■ WHAT YOU NEED TO DO: Return the first line, the line containing "-0.31, 0.14, -0.37, 0.08, 0.29]", and every line between them, exactly as they stand.

■ SUPPLIED INFORMATION:
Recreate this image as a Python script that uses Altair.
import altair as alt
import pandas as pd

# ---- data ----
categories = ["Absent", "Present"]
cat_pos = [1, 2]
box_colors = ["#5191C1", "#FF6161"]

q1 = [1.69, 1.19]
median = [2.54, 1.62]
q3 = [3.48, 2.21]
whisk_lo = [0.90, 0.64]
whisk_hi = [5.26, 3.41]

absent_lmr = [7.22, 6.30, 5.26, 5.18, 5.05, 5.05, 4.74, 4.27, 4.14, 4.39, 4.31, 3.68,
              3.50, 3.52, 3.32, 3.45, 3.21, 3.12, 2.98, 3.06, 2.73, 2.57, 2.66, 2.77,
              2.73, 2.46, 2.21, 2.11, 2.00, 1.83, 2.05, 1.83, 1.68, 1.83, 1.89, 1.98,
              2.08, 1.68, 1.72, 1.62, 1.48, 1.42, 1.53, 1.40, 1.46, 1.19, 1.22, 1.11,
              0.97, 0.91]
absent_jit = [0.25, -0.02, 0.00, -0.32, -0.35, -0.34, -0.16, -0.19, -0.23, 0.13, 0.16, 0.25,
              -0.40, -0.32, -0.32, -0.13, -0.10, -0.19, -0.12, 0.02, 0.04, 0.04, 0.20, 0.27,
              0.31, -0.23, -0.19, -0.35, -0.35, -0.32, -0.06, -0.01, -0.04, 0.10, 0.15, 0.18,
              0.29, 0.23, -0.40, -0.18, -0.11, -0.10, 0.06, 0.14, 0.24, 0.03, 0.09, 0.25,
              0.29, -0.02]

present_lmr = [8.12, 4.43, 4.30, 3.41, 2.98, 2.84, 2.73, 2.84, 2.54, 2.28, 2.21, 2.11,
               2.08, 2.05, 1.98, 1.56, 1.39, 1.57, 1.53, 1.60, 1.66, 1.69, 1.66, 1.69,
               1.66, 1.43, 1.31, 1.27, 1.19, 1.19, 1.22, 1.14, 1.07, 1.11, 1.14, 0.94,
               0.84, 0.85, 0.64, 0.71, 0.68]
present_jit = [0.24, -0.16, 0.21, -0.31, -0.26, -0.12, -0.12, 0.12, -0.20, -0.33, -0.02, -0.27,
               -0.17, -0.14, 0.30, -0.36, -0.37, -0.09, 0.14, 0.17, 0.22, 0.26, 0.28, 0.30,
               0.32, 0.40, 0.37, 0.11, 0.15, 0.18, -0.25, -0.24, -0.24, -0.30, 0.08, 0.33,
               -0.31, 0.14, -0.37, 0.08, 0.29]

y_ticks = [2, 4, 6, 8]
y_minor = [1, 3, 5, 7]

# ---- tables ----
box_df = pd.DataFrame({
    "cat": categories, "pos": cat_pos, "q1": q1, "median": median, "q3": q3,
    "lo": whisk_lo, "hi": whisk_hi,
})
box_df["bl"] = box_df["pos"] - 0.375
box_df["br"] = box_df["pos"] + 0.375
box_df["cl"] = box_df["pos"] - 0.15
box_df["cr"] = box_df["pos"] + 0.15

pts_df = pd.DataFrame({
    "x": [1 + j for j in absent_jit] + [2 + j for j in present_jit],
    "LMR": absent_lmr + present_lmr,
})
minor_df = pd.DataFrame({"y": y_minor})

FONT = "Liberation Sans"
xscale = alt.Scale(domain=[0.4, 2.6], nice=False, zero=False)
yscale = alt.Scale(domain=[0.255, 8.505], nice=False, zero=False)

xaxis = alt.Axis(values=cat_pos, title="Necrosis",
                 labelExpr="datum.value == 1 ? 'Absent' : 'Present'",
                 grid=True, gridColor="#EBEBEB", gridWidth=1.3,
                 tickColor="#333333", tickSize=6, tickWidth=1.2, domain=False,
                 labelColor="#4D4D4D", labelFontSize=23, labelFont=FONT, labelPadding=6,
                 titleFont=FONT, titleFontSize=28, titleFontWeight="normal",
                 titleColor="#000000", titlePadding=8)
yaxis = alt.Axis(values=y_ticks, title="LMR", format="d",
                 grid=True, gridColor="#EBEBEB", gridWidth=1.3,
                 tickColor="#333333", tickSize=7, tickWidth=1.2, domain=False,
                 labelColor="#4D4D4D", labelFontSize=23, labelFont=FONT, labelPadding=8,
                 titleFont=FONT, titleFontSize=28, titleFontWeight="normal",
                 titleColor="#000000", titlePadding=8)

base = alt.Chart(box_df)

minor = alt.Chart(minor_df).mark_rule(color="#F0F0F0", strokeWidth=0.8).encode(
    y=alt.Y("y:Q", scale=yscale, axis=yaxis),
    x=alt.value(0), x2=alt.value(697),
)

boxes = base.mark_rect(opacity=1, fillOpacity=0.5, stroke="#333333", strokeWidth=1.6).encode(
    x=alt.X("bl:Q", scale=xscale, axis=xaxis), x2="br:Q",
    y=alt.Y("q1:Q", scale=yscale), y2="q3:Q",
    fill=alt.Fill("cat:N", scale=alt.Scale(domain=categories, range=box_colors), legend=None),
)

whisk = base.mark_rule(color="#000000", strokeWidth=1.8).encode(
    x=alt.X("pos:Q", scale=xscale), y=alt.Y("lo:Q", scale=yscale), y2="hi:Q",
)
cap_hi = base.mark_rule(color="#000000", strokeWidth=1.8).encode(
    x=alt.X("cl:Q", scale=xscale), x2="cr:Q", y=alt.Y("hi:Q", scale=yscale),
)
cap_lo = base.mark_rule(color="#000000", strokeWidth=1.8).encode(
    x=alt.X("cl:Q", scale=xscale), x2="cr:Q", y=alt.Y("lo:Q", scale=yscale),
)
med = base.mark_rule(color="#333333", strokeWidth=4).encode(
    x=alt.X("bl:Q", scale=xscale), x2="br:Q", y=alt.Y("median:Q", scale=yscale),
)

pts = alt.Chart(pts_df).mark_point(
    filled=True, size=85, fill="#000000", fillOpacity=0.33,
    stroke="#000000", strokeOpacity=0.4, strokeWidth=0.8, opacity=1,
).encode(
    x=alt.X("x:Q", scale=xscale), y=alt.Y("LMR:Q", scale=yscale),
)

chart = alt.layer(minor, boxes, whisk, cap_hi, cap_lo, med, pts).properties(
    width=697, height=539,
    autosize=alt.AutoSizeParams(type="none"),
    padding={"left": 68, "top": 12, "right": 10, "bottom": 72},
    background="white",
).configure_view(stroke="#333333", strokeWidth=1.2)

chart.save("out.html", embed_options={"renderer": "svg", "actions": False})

■ EXERCISE RESULT:
Recreate this image as a Python script that uses Altair.
import altair as alt
import pandas as pd

# ---- data ----
categories = ["Absent", "Present"]
cat_pos = [1, 2]
box_colors = ["#5191C1", "#FF6161"]

q1 = [1.69, 1.19]
median = [2.54, 1.62]
q3 = [3.48, 2.21]
whisk_lo = [0.90, 0.64]
whisk_hi = [5.26, 3.41]

absent_lmr = [7.22, 6.30, 5.26, 5.18, 5.05, 5.05, 4.74, 4.27, 4.14, 4.39, 4.31, 3.68,
              3.50, 3.52, 3.32, 3.45, 3.21, 3.12, 2.98, 3.06, 2.73, 2.57, 2.66, 2.77,
              2.73, 2.46, 2.21, 2.11, 2.00, 1.83, 2.05, 1.83, 1.68, 1.83, 1.89, 1.98,
              2.08, 1.68, 1.72, 1.62, 1.48, 1.42, 1.53, 1.40, 1.46, 1.19, 1.22, 1.11,
              0.97, 0.91]
absent_jit = [0.25, -0.02, 0.00, -0.32, -0.35, -0.34, -0.16, -0.19, -0.23, 0.13, 0.16, 0.25,
              -0.40, -0.32, -0.32, -0.13, -0.10, -0.19, -0.12, 0.02, 0.04, 0.04, 0.20, 0.27,
              0.31, -0.23, -0.19, -0.35, -0.35, -0.32, -0.06, -0.01, -0.04, 0.10, 0.15, 0.18,
              0.29, 0.23, -0.40, -0.18, -0.11, -0.10, 0.06, 0.14, 0.24, 0.03, 0.09, 0.25,
              0.29, -0.02]

present_lmr = [8.12, 4.43, 4.30, 3.41, 2.98, 2.84, 2.73, 2.84, 2.54, 2.28, 2.21, 2.11,
               2.08, 2.05, 1.98, 1.56, 1.39, 1.57, 1.53, 1.60, 1.66, 1.69, 1.66, 1.69,
               1.66, 1.43, 1.31, 1.27, 1.19, 1.19, 1.22, 1.14, 1.07, 1.11, 1.14, 0.94,
               0.84, 0.85, 0.64, 0.71, 0.68]
present_jit = [0.24, -0.16, 0.21, -0.31, -0.26, -0.12, -0.12, 0.12, -0.20, -0.33, -0.02, -0.27,
               -0.17, -0.14, 0.30, -0.36, -0.37, -0.09, 0.14, 0.17, 0.22, 0.26, 0.28, 0.30,
               0.32, 0.40, 0.37, 0.11, 0.15, 0.18, -0.25, -0.24, -0.24, -0.30, 0.08, 0.33,
               -0.31, 0.14, -0.37, 0.08, 0.29]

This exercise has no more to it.